The CU Department of Linguistics has a strong commitment to excellence in research, teaching, and advising at the graduate level. The Department offers a Master of Arts (MA) degree and a Doctorate (PhD) degree in linguistics.
The educational mission of the Linguistics department is to provide students with insight into the fundamental design features of language—its sound patterns, its word- and sentence-formation devices, its semantic structure—and to create awareness of language varieties: the diversity of human languages, the use of language to index aspects of social identity, and the ontogenetic and historical development of language. The small scale of the Department’s graduate programs ensures close peer relationships and extensive interaction with faculty members, many of whom actively engage students in their research programs.
Purpose of the Master's Program
The goal of our Master's programs is to provide students with sufficient knowledge of linguistics to enable them to work in industry and organizations where knowledge of linguistics helps in problem solving. The program also helps students determine in a relatively short time whether they want to make research in linguistics a lifelong career and prepares students who decide to do so to apply to the PhD program at CU or at other institutions.

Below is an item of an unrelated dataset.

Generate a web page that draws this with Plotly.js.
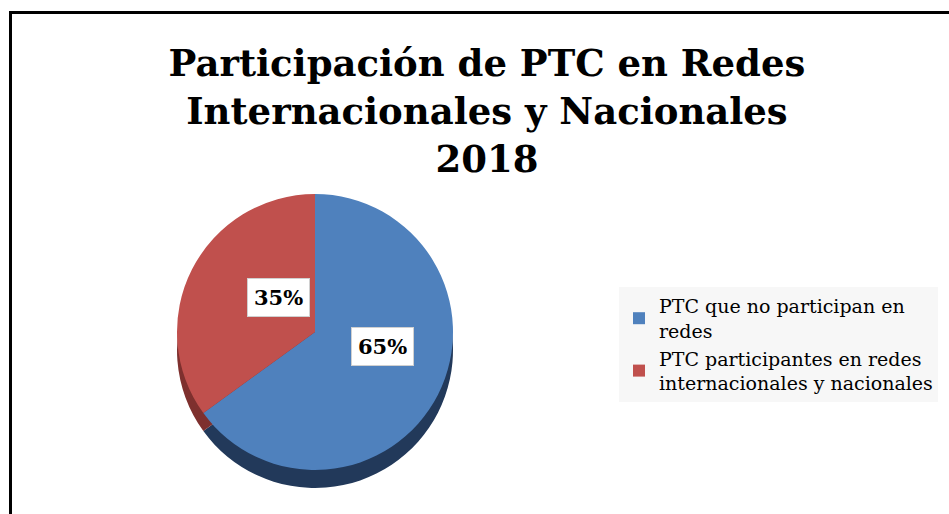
<!DOCTYPE html>
<html>
<head>
<meta charset="utf-8">
<script src="https://cdn.plot.ly/plotly-3.0.1.min.js"></script>
<style>
  body { margin: 0; background: #fff; }
  #pie { width: 949px; height: 514px; }
</style>
</head>
<body>
<div id="pie"></div>
<script>
// datos del grafico
var categorias = ['PTC que no participan en<br>redes', 'PTC participantes en redes<br>internacionales y nacionales'];
var porcentajes = [65, 35];
var etiquetas = ['65%', '35%'];
var colores = ['#4F81BD', '#C0504D'];
var coloresLado = ['#22395a', '#7e302e'];

// geometria del pastel (px)
var W = 949, H = 514;
var cx = 315, cy = 332, R = 138, grosor = 18;

function dominio(dy) {
    return {
        x: [(cx - R) / W, (cx + R) / W],
        y: [1 - (cy + R + dy) / H, 1 - (cy - R + dy) / H]
    };
}

var lado = {
    type: 'pie',
    labels: categorias.map(function (c) { return c + ' '; }),
    values: porcentajes,
    sort: false,
    direction: 'clockwise',
    rotation: 0,
    marker: { colors: coloresLado },
    textinfo: 'none',
    hoverinfo: 'skip',
    showlegend: false,
    domain: dominio(grosor)
};

var cara = {
    type: 'pie',
    labels: categorias,
    values: porcentajes,
    sort: false,
    direction: 'clockwise',
    rotation: 0,
    marker: { colors: colores },
    textinfo: 'none',
    domain: dominio(0)
};

// cajas blancas con el porcentaje, en el centro de cada rebanada
var total = porcentajes.reduce(function (a, b) { return a + b; }, 0);
var acum = 0;
var notas = porcentajes.map(function (v, i) {
    var mid = (acum + v / 2) / total * 2 * Math.PI;
    acum += v;
    var px = cx + 0.55 * R * Math.sin(mid);
    var py = cy - 0.55 * R * Math.cos(mid);
    return {
        xref: 'paper', yref: 'paper', x: px / W, y: 1 - py / H,
        text: '<b>' + etiquetas[i] + '</b>', showarrow: false,
        font: { family: 'DejaVu Serif', size: 21, color: '#000' },
        bgcolor: '#fff', bordercolor: '#d0d0d0', borderwidth: 1, borderpad: 6
    };
});

var layout = {
    width: W, height: H,
    margin: { l: 0, r: 0, t: 0, b: 0 },
    paper_bgcolor: '#fff',
    title: {
        text: '<b>Participación de PTC en Redes<br>Internacionales y Nacionales<br>2018</b>',
        font: { family: 'DejaVu Serif', size: 37, color: '#000' },
        x: 487 / W, xanchor: 'center',
        y: 1 - 76 / H, yanchor: 'top', yref: 'container'
    },
    legend: {
        x: 619 / W, xanchor: 'left',
        y: 1 - 287 / H, yanchor: 'top',
        bgcolor: '#f7f7f7',
        font: { family: 'DejaVu Serif', size: 19, color: '#000' },
        tracegroupgap: 0
    },
    annotations: notas,
    shapes: [{
        type: 'rect', xref: 'paper', yref: 'paper',
        x0: 10.5 / W, x1: 1.02, y0: -0.02, y1: 1 - 12.5 / H,
        line: { color: '#000', width: 3 }
    }]
};

Plotly.newPlot('pie', [lado, cara], layout, { displayModeBar: false });
</script>
</body>
</html>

The main component of the MA program is 30 semester hours of courses (at least 24 of them in linguistics). Students may also choose to write an MA thesis. Students on both the thesis plan and non-thesis plan must take and pass the comprehensive exam in the third or fourth semester of study in order to receive the MA degree. By meeting additional requirements, MA students may also obtain the MA with a certificate in Cognitive Science, Human Language Technology or Culture, Language and Social Practice.
Students enrolled in the MS in Computational Linguistics, Analytics, Search and Informatics (CLASIC) take courses in the Department of Linguistics and Department of Computer Science.
Purpose of the PhD Program
The goal of the Linguistics doctoral program is to prepare graduates to design and conduct original, empirically based research within a theoretical framework. Doctoral students prepare for careers in academic research and teaching or applied work in industry or other organizations. We encourage doctoral students to begin engaging in research projects early, as these will contribute to developing the research program that will lead to the thesis project. Early projects not only lead to preliminary exam topics and/or publishable papers but also enable students to pilot methods that will be usable for the dissertation project. Early projects may be extensions of coursework and may involve a faculty advisor other than the thesis advisor.
Doctoral students complete a core of required courses that provide a firm foundation in linguistic theory and methods. These courses are supplemented by advanced courses and individual work related to an area of specialization in a field where this Department offers research strengths, e.g., description of Native American and Chadic (Central African) languages, sociolinguistics, interaction and grammar, computational semantics, psycholinguistics, first-language acquisition, phonetics, phonology, functionally-oriented syntax. Doctoral students may complete the CLASP or Human Language Technology certificates. Additionally, students may apply to pursue a joint PhD in Linguistics and Cognitive Science.